-------- Data lines

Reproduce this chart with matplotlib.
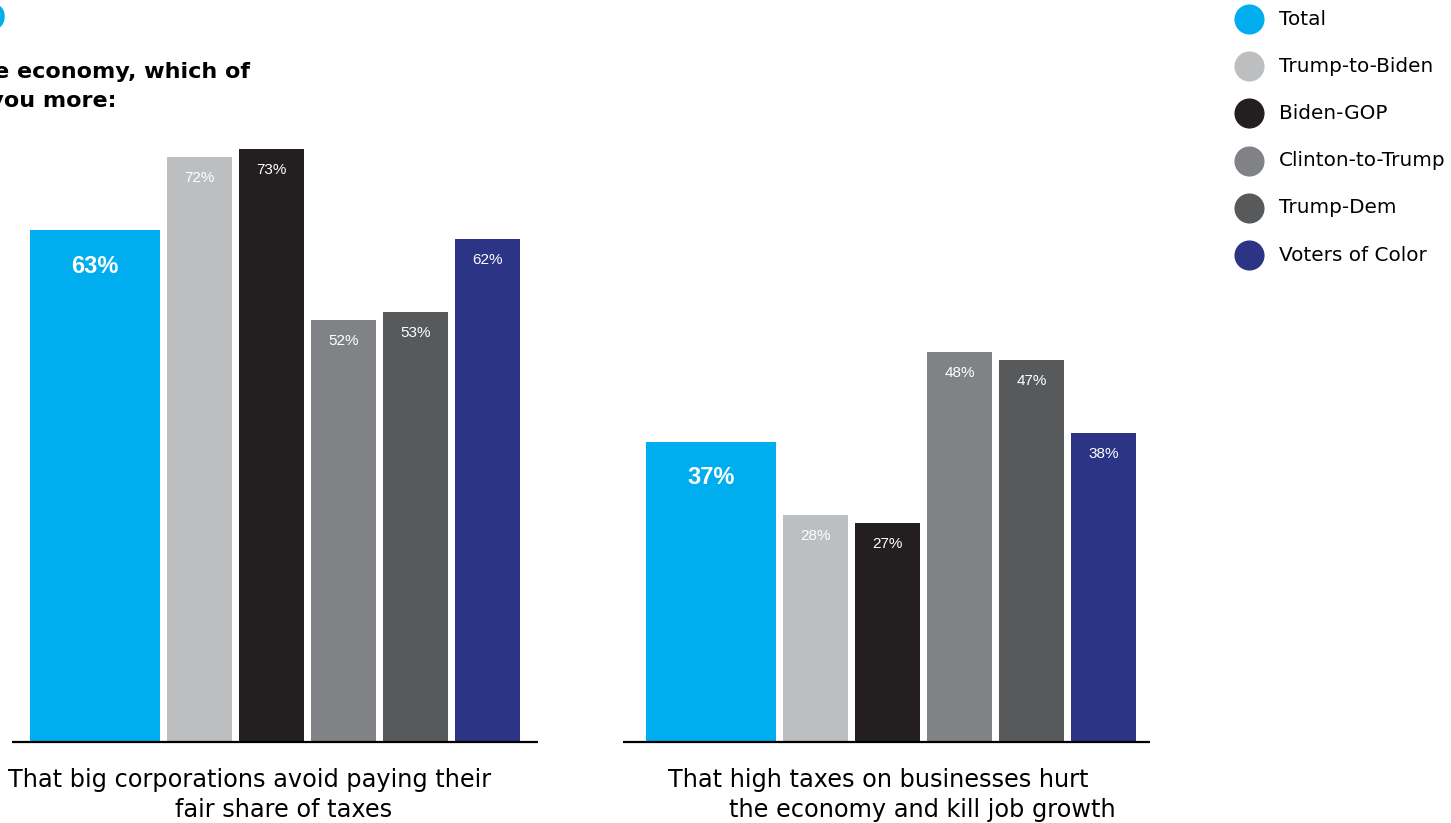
import numpy as np
import matplotlib
matplotlib.use("Agg")
import matplotlib.pyplot as plt

# Survey results (percent)
groups = ["Total", "Trump-to-Biden", "Biden-GOP", "Clinton-to-Trump", "Trump-Dem", "Voters of Color"]
colors = ["#00AEEF", "#BCBEC0", "#231F20", "#808285", "#58595B", "#2B3485"]
corporations = [63, 72, 73, 52, 53, 62]
business_taxes = [37, 28, 27, 48, 47, 38]
statements = [
    ["That big corporations avoid paying their", "fair share of taxes"],
    ["That high taxes on businesses hurt", "the economy and kill job growth"],
]
title_lines = ["On the economy, which of", "these worries you more:"]

W, H = 1451, 823
fig = plt.figure(figsize=(W / 100, H / 100), dpi=100)
ax = fig.add_axes([0, 0, 1, 1])
# x in pixels, y in percent (baseline at pixel row 742, 8.12 px per point)
base, ppp = 742, 8.12
ax.set_xlim(0, W)
ax.set_ylim(-(H - base) / ppp, base / ppp)
ax.axis("off")

label_font = "DejaVu Sans"
num_font = "Liberation Sans"

def draw_group(x0, values, axis_span, lines, line_x):
    widths = [130] + [65] * 5
    lefts = [x0]
    for w in widths[:-1]:
        lefts.append(lefts[-1] + w + 7)
    ax.bar(lefts, values, width=widths, align="edge", color=colors, zorder=2)
    for i, (l, w, v) in enumerate(zip(lefts, widths, values)):
        if i == 0:
            ax.text(l + w / 2, v - 36 / ppp, f"{v}%", ha="center", va="center",
                    color="white", fontsize=17, fontweight="bold", family=num_font)
        else:
            ax.text(l + w / 2, v - 21 / ppp, f"{v}%", ha="center", va="center",
                    color="white", fontsize=11, family=num_font)
    ax.plot(axis_span, [0, 0], color="black", lw=1.6, zorder=3, solid_capstyle="butt")
    for k, (txt, lx) in enumerate(zip(lines, line_x)):
        ax.text(lx, -(780 + 30 * k - base) / ppp, txt, ha="left", va="center",
                fontsize=17.3, family=label_font, color="black")

draw_group(30, corporations, [12, 538], statements[0], [8, 175])
draw_group(646, business_taxes, [623, 1150], statements[1], [668, 729])

# Title, running off the left edge
ax.text(250, (base - 72) / ppp, title_lines[0], ha="right", va="center",
        fontsize=16, fontweight="bold", family=label_font)
ax.text(117, (base - 101) / ppp, title_lines[1], ha="right", va="center",
        fontsize=16, fontweight="bold", family=label_font)
ax.text(7, (base - 14) / ppp, "6", ha="right", va="center", fontsize=40,
        fontweight="bold", color="#00AEEF", family=label_font)

# Legend with round swatches
for i, (g, c) in enumerate(zip(groups, colors)):
    y = (base - (19 + 47.2 * i)) / ppp
    ax.scatter([1249], [y], s=470, color=c, zorder=3, linewidths=0)
    ax.text(1279, y, g, ha="left", va="center", fontsize=14.4, family=label_font)

fig.savefig("out.png", dpi=100)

----------------

*What the task asks*
Every line from the top of the material above through the line with "import matplotlib.pyplot as plt" should be duplicated exactly, please; leave out the pictures.

*Correct answer*
Reproduce this chart with matplotlib.
import numpy as np
import matplotlib
matplotlib.use("Agg")
import matplotlib.pyplot as plt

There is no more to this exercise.